I grabbed the Salonpas patches and stuck one on where my muscles were screaming the loudest, and it felt like relief arrived in a simple, practical form. Amanda had a small wound from the climb, nothing scary, but enough to need care, so she cleaned it with antiseptic and took her time with it. 

That moment was oddly comforting, because it reminded us that we weren’t doing something reckless. We were doing something real, and we were learning how to take care of ourselves inside this new kind of life.

Two Days of Good Enough Food

To be honest, our food during the Sedona stretch was as basic as it gets. Two days of water, bread, and a couple of MREs can keep you going, but it doesn’t exactly make you feel human. It’s survival food, the kind you eat fast and forget, and once the adrenaline wears off, your body starts asking for warmth and something that tastes like comfort.

That’s when Amanda looked at me and said, very calmly, “I will cook something to get ready for the next trip.” 

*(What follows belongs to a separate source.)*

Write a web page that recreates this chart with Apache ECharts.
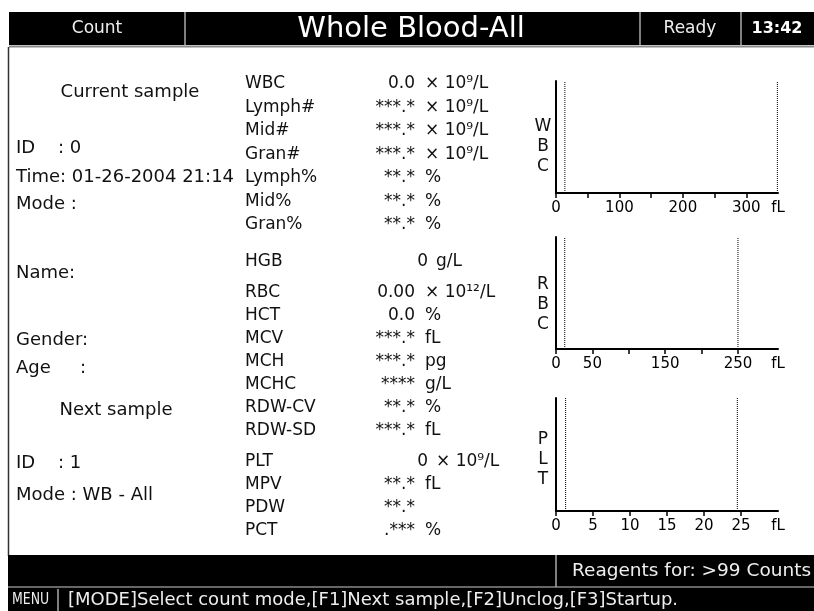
<!DOCTYPE html>
<html><head><meta charset="utf-8">
<script src="https://cdn.jsdelivr.net/npm/echarts@6/dist/echarts.min.js"></script>
<style>html,body{margin:0;padding:0;background:#fff}#c{width:814px;height:611px}</style>
</head><body><div id="c"></div>
<script>
// ---- data ----
const wbcParams = ['WBC', 'Lymph#', 'Mid#', 'Gran#', 'Lymph%', 'Mid%', 'Gran%'];
const wbcValues = ['0.0', '***.*', '***.*', '***.*', '**.*', '**.*', '**.*'];
const wbcUnits  = ['× 10⁹/L', '× 10⁹/L', '× 10⁹/L', '× 10⁹/L', '%', '%', '%'];
const hgbParams = ['HGB'];
const hgbValues = ['0'];
const hgbUnits  = ['g/L'];
const rbcParams = ['RBC', 'HCT', 'MCV', 'MCH', 'MCHC', 'RDW-CV', 'RDW-SD'];
const rbcValues = ['0.00', '0.0', '***.*', '***.*', '****', '**.*', '***.*'];
const rbcUnits  = ['× 10¹²/L', '%', 'fL', 'pg', 'g/L', '%', 'fL'];
const pltParams = ['PLT', 'MPV', 'PDW', 'PCT'];
const pltValues = ['0', '**.*', '**.*', '.***'];
const pltUnits  = ['× 10⁹/L', 'fL', '', '%'];

const wbcTicks = [0, 50, 100, 150, 200, 250, 300];
const wbcTickLabels = [0, 100, 200, 300];
const wbcMax = 350;
const wbcDiscriminators = [14, 349];

const rbcTicks = [0, 50, 100, 150, 200, 250];
const rbcTickLabels = [0, 50, 150, 250];
const rbcMax = 305;
const rbcDiscriminators = [12, 250];

const pltTicks = [0, 5, 10, 15, 20, 25];
const pltTickLabels = [0, 5, 10, 15, 20, 25];
const pltMax = 30;
const pltDiscriminators = [1.3, 24.5];

// ---- chart ----
const chart = echarts.init(document.getElementById('c'), null, {renderer: 'canvas'});
const FONT = 'DejaVu Sans';
const hist = [
  {letters: ['W', 'B', 'C'], letterY: 127, top: 81, height: 112, ticks: wbcTicks, labels: wbcTickLabels, max: wbcMax, lines: wbcDiscriminators},
  {letters: ['R', 'B', 'C'], letterY: 285, top: 237, height: 112, ticks: rbcTicks, labels: rbcTickLabels, max: rbcMax, lines: rbcDiscriminators},
  {letters: ['P', 'L', 'T'], letterY: 440, top: 398, height: 113, ticks: pltTicks, labels: pltTickLabels, max: pltMax, lines: pltDiscriminators}
];
const grid = [], xAxis = [], yAxis = [], series = [];
hist.forEach((h, i) => {
  grid.push({left: 556, width: 222, top: h.top, height: h.height});
  xAxis.push({
    type: 'value', gridIndex: i, min: 0, max: h.max,
    axisLine: {show: true, lineStyle: {color: '#000', width: 2}},
    axisTick: {show: true, customValues: h.ticks, length: 5, lineStyle: {color: '#000', width: 1.5}},
    axisLabel: {show: true, customValues: h.labels.concat([h.max]), margin: 8,
      formatter: v => (v === h.max ? 'fL' : String(v)),
      color: '#000', fontFamily: FONT, fontSize: 15},
    splitLine: {show: false}
  });
  yAxis.push({
    type: 'value', gridIndex: i, min: 0, max: 1,
    axisLine: {show: true, lineStyle: {color: '#000', width: 2}},
    axisTick: {show: false}, axisLabel: {show: false}, splitLine: {show: false}
  });
  h.lines.forEach(x => {
    series.push({
      type: 'line', xAxisIndex: i, yAxisIndex: i, data: [[x, 0], [x, 1]],
      showSymbol: false, silent: true, animation: false,
      lineStyle: {color: '#000', width: 1, type: [1, 1]}
    });
  });
});

// ---- screen text / frame ----
const g = [];
const T = (text, x, y, opt, extra) => g.push(Object.assign({type: 'text', x, y, silent: true,
  style: Object.assign({text, fill: '#111', font: '17px "' + FONT + '"', textVerticalAlign: 'middle', textAlign: 'left'}, opt || {})}, extra || {}));
const L = (x1, y1, x2, y2, stroke, w) => g.push({type: 'line', silent: true, shape: {x1, y1, x2, y2}, style: {stroke, lineWidth: w}});
const R = (x, y, width, height, fill) => g.push({type: 'rect', silent: true, shape: {x, y, width, height}, style: {fill}});
const F18 = {font: '18px "' + FONT + '"'};

// histogram side letters
hist.forEach(h => h.letters.forEach((c, k) => T(c, 543, h.letterY + k * 20, {textAlign: 'center'})));

// top bar
R(9, 12, 805, 33, '#000');
L(185, 12, 185, 45, '#aaa', 1.5);
L(640, 12, 640, 45, '#aaa', 1.5);
L(741, 12, 741, 45, '#aaa', 1.5);
L(9, 46.5, 814, 46.5, '#888', 2);
T('Count', 97, 29, {fill: '#eee', textAlign: 'center'});
T('Whole Blood-All', 411, 29, {fill: '#fff', textAlign: 'center', font: '29px "' + FONT + '"'});
T('Ready', 690, 29, {fill: '#eee', textAlign: 'center'});
T('13:42', 777, 29, {fill: '#fff', textAlign: 'center', font: 'bold 16px "' + FONT + '"'});
// panel border
L(8.5, 47, 8.5, 556, '#333', 1.5);
// bottom bars
R(8, 555, 806, 56, '#000');
L(8, 587, 814, 587, '#888', 1.5);
L(556, 555, 556, 587, '#aaa', 1.5);
L(58, 589, 58, 611, '#aaa', 1.5);
T('Reagents for: >99 Counts', 572, 571, {fill: '#eee', font: '18.5px "' + FONT + '"'});
T('MENU', 12, 600, {fill: '#eee', font: '16px "' + FONT + '"'}, {scaleX: 0.78});
T('[MODE]Select count mode,[F1]Next sample,[F2]Unclog,[F3]Startup.', 68, 600, {fill: '#eee', font: '18px "' + FONT + '"'});

// left column
T('Current sample', 130, 92, Object.assign({textAlign: 'center'}, F18));
T('ID', 16, 148, F18); T(': 0', 58, 148, F18);
T('Time: 01-26-2004 21:14', 16, 177, F18);
T('Mode :', 16, 204, F18);
T('Name:', 16, 273, F18);
T('Gender:', 16, 340, F18);
T('Age', 16, 368, F18); T(':', 80, 368, F18);
T('Next sample', 116, 410, Object.assign({textAlign: 'center'}, F18));
T('ID', 16, 463, F18); T(': 1', 58, 463, F18);
T('Mode : WB - All', 16, 495, F18);

// parameter column
function block(params, values, units, y0, step) {
  params.forEach((p, i) => {
    const y = y0 + i * step;
    T(p, 245, y);
    const isInt = /^\d+$/.test(values[i]);
    T(values[i], isInt ? 428 : 415, y, {textAlign: 'right'});
    if (units[i]) T(units[i], isInt ? 436 : 425, y);
  });
}
block(wbcParams, wbcValues, wbcUnits, 84, 23.5);
block(hgbParams, hgbValues, hgbUnits, 262, 0);
block(rbcParams, rbcValues, rbcUnits, 293, 23);
block(pltParams, pltValues, pltUnits, 462, 23);

chart.setOption({
  animation: false,
  backgroundColor: '#fff',
  grid, xAxis, yAxis, series,
  graphic: {elements: g}
});
</script>
</body></html>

The way she said it mattered, because it wasn’t only about food. It was her way of claiming this lifestyle too, turning the van from a vehicle into a place where we live, rest, recover, and prepare for what’s next.

Curry in a Tiny Kitchen

We had a small fridge, not much space, but enough to keep a few real ingredients. I opened it and pulled out beef, potatoes, and carrots, and suddenly it felt like we were doing something normal again, just in a smaller, stranger setting. 

Amanda set up at the little table, the one that barely fits our elbows if we both sit, and started slicing with the kind of focus that makes a cramped space feel organized.

Outside, the air was cold, the kind of cold that seeps in quietly and makes you want to stay close to anything warm. Amanda decided on curry because it made sense for the weather and for our bodies. Warm food after a hard climb hits differently. It doesn’t just fill you up, it settles you.

The smell of curry in a van is hard to describe until you’ve experienced it, because it changes the whole mood of the space. It turns the van into a kitchen, then into a dining room, then into a safe little shelter from the cold. 

We ate slowly, talked about Sedona, replayed the best parts, laughed about how confident we were before the climb, and started tossing around ideas for the next destination like it was a secret we were building together.

That night, with sore muscles, a patched-up knee, and a warm meal in a tiny rolling home, something clicked into place. The decision to live like this stopped feeling like a plan and started feeling like a life.